C'est seulement au sein d'une telle conception religieuse, conception nihiliste, que s'épanouit la conception totalitaire du monisme politique. Conception qui peut se résumer ainsi : il n'y a pas le choix, puisque le seul choix qui soit oppose le réel au néant. L'affirmation ou la contradiction signifie de ce point de vue : le réel ou l'illusion. Bien entendu, ce genre de raccourci présente quelques inconvénients notables, dont l'actuel guerre contre le terrorisme offre un raccourci saisissant.
On retrouve cette conception explicitement énoncée chez Rosset, l'incarnation paradigmatique, et peut-être paroxystique, de l'immanentisme tardif et dégénéré. Rosset l'immanentiste conséquent : au moins n'a-t-il pas le fard ou l'impudence de nous vendre son monisme sous les atours du gauchisme, comme s'échinait à le faire un Deleuze suicidaire bien avant le drame final. Selon ces immanentistes plus ou moins déguisés, tous spinozistes, la contradiction se retrouve cataloguée comme l'expression de l'illusion.
Le noeud du débat s'ancre dans cette conception contradictoire et intolérante, selon laquelle il ne sert à rien de débattre avec des esprits dérangés qui se meuvent dans la sphère de l'illusion. Une vraie question ontologique serait de demander à ces brillants rhéteurs comment ils font pour distinguer entre illusion et reél alors qu'ils ne sont capables de définir ni le reél, ni l'illusion. C'est un peu gênant, à moins de considérer que certains élus sont possédés par la grâce et qu'ils présentent le don de distinction ontologique adéquat.
Autant dire qu'on retombe dans un arbitraire pur et que le seul vrai critère de distinction repose sur l'élection, soit sur la force. Comme l'énonçait déjà Platon, c'est un système oligarchique pur, ce qui montre si besoin en était la correspondance entre l'oligarchie politique et l'immanentisme ontologico-religieux. Dès lors, le refus du débat, et de ce qui fait son sel et sa force, soit de la contradiction, est l'expression d'un refus du changement et de la raison au nom de l'arbitraire travesti en nécessité et autres arguties plus ou moins fumeuses.

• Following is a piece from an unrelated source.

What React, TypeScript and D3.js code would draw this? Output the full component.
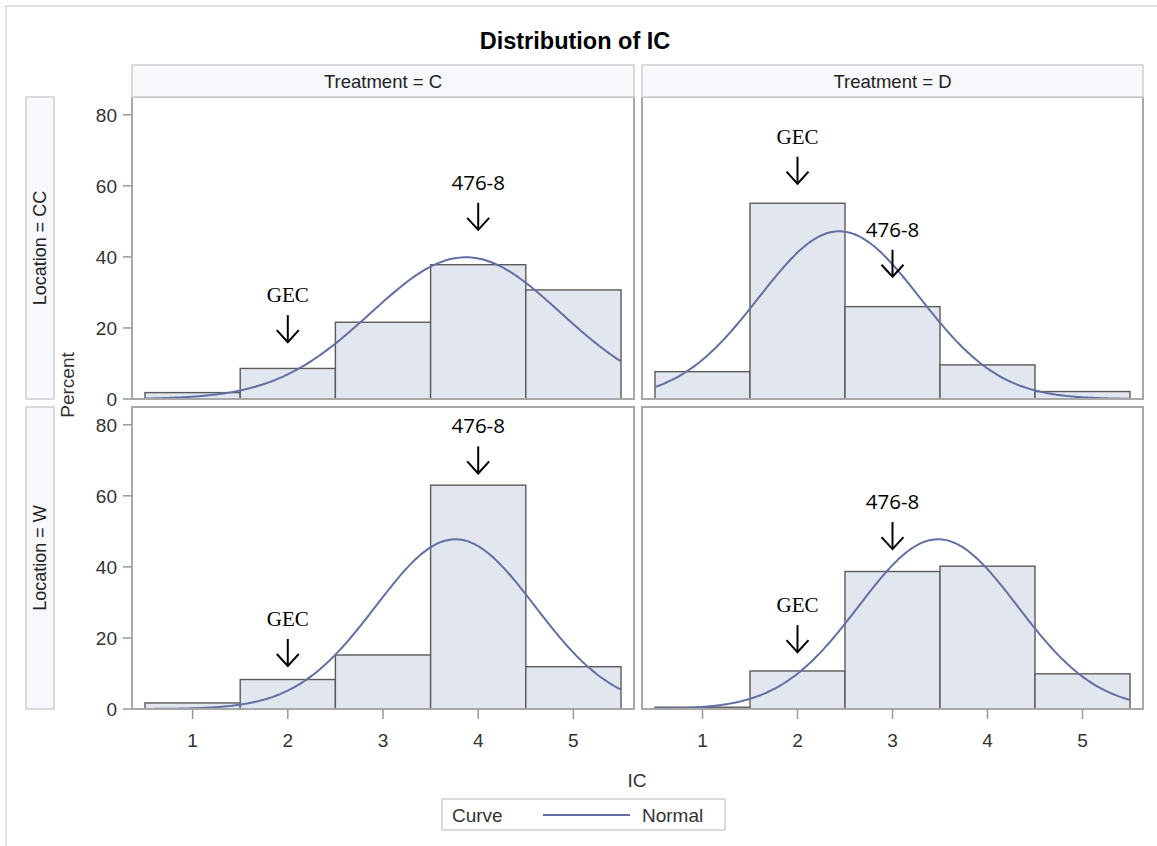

C'est aussi et certainement la preuve que le système mental, politique et religieux qui sous-tend une mentalité aussi dégénérée se trouve dans un état de faiblesse avancée, ainsi que l'exprime l'appellation d'immanentisme tardif et dégénéré. J'ajouterai seulement que c'est au stade terminal de l'immanentisme tardif et dégénéré que se récolte des symptômes aussi criants et que cette seule constatation est peu optimiste sur l'état du système occidental actuel, qui vit l'agonie du libéralisme et qui se retrouve comme le roi mal en point : nu.